WHAT NEEDS TO BE DONE:
Skipping all pictures, set down the lines of the listing from the first through the one with "yticks = [1.0, 1.5, 2.0, 2.5, 3.0]".
** START OF RAW DATA **
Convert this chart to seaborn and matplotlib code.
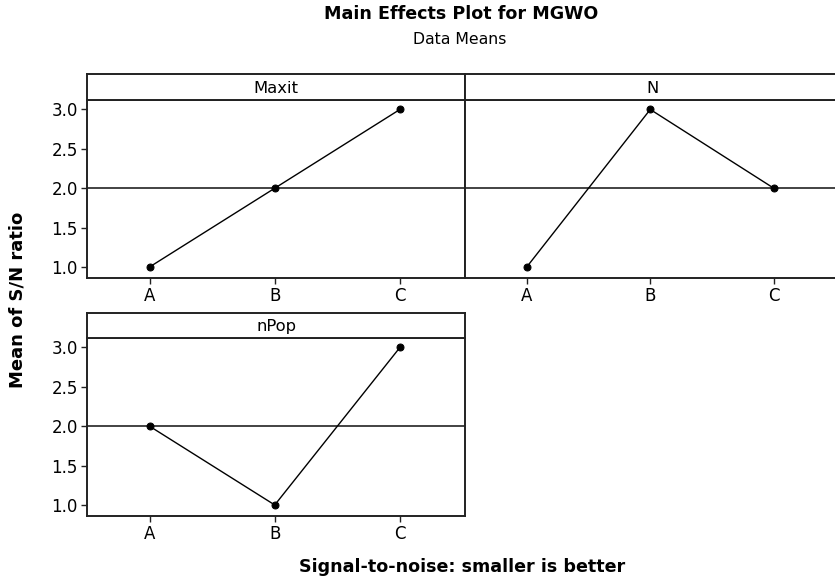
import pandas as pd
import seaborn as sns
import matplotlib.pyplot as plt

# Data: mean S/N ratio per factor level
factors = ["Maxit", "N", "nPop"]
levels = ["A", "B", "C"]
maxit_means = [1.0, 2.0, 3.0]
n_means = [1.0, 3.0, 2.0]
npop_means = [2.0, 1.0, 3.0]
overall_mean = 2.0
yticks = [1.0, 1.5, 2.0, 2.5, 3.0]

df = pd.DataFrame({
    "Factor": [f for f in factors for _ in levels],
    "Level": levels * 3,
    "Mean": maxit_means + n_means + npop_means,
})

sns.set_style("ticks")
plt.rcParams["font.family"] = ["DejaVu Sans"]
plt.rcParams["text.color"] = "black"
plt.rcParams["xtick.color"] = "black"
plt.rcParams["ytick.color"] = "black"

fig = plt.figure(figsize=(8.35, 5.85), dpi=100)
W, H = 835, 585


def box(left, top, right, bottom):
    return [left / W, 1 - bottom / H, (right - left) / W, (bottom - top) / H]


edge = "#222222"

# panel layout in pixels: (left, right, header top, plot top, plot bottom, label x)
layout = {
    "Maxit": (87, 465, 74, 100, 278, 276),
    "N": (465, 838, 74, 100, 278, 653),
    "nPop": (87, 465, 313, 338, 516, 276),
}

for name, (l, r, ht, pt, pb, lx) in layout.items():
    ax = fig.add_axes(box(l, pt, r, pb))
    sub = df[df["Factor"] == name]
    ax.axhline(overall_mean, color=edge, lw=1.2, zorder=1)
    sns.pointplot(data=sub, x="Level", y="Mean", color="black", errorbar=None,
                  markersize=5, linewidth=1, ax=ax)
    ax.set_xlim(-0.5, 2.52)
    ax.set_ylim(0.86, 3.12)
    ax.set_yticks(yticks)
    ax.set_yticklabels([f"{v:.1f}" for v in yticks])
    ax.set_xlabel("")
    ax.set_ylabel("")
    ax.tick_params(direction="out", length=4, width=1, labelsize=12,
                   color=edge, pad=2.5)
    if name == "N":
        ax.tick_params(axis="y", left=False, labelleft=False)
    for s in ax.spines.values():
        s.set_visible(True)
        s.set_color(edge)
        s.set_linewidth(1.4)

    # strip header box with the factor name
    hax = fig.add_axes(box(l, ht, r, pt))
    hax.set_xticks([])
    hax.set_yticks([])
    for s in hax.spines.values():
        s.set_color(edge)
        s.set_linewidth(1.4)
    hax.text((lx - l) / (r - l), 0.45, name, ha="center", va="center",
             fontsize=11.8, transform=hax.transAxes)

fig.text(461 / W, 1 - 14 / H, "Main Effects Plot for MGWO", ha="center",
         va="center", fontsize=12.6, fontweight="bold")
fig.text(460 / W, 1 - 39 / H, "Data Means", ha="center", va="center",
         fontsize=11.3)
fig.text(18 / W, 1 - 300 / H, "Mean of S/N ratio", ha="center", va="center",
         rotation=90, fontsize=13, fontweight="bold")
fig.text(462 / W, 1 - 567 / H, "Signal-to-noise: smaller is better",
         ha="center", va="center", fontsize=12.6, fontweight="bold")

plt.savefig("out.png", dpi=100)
** END OF RAW DATA **
RESULT OF THE EXERCISE:
Convert this chart to seaborn and matplotlib code.
import pandas as pd
import seaborn as sns
import matplotlib.pyplot as plt

# Data: mean S/N ratio per factor level
factors = ["Maxit", "N", "nPop"]
levels = ["A", "B", "C"]
maxit_means = [1.0, 2.0, 3.0]
n_means = [1.0, 3.0, 2.0]
npop_means = [2.0, 1.0, 3.0]
overall_mean = 2.0
yticks = [1.0, 1.5, 2.0, 2.5, 3.0]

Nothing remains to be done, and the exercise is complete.